2. \begin{align*} \overset{\curvearrowright}{M}: && 0 &= \frac{a}{2} \cdot mg \cos 2 \theta - a\cdot \sqrt{2}\lambda \cos (90-(45-\theta))\\ \Rightarrow && \cos 2 \theta &= \frac{\lambda}{mg} 2 \sqrt{2} \cos (45 + \theta) \\ \Rightarrow && \cos^2 \theta - \sin^2 \theta &= \frac{2\lambda}{mg} (\cos \theta - \sin \theta) \\ \underbrace{\Rightarrow}_{\theta < 45^{\circ}} && \cos \theta + \sin \theta &= \frac{2\lambda}{mg} \end{align*} Over \((0, 45^{\circ})\), \(\cos \theta + \sin \theta\) ranges from \(1\) to \(\sqrt{2}\), therefore \(1 < \frac{2 \lambda}{mg} < \sqrt{2} \Rightarrow \frac12 mg < \lambda < \frac12 \sqrt{2} mg\) as required.

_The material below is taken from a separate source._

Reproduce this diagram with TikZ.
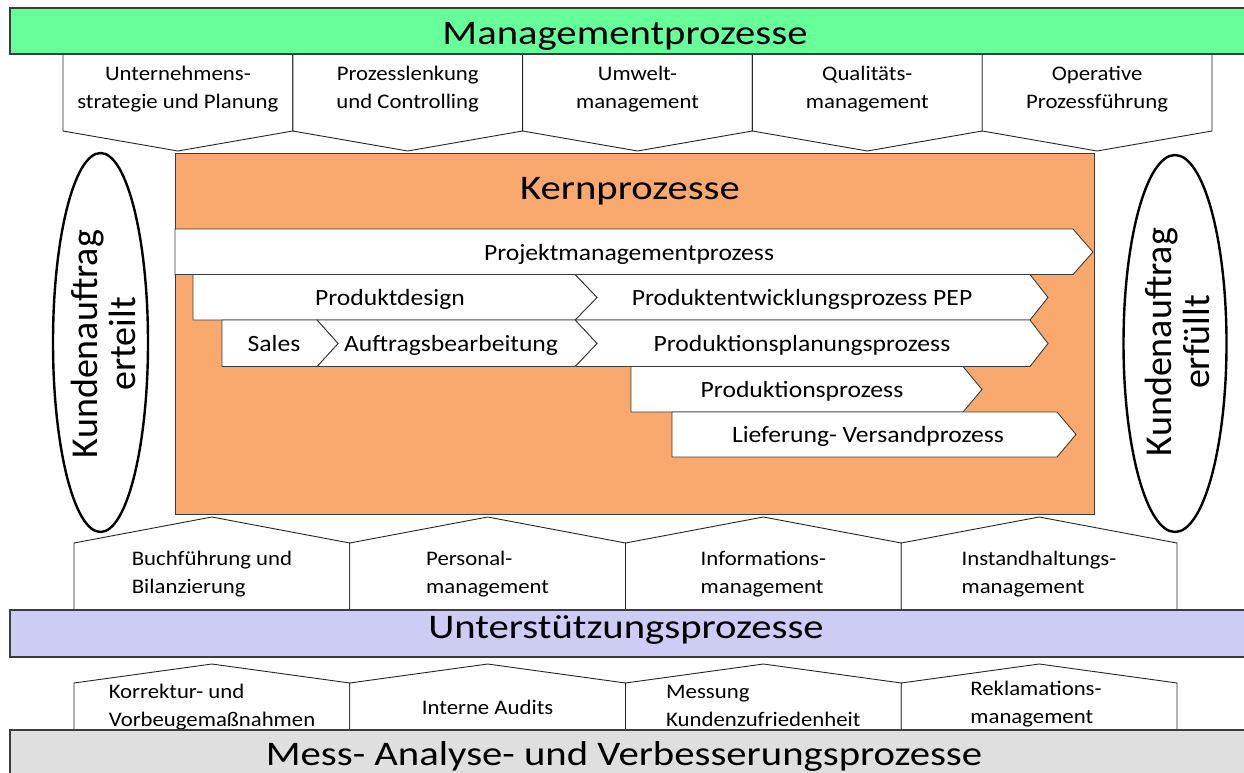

3. \begin{align*} \overset{\curvearrowright}{P}: && 0 &=- \frac{a}{2} \cdot \left ( mg \cos 2\theta \right) - a \cdot F \sin 2 \theta + a \cdot N \cos 2 \theta \\ \Rightarrow && \frac12 mg &= N - F \tan 2 \theta \end{align*} as required.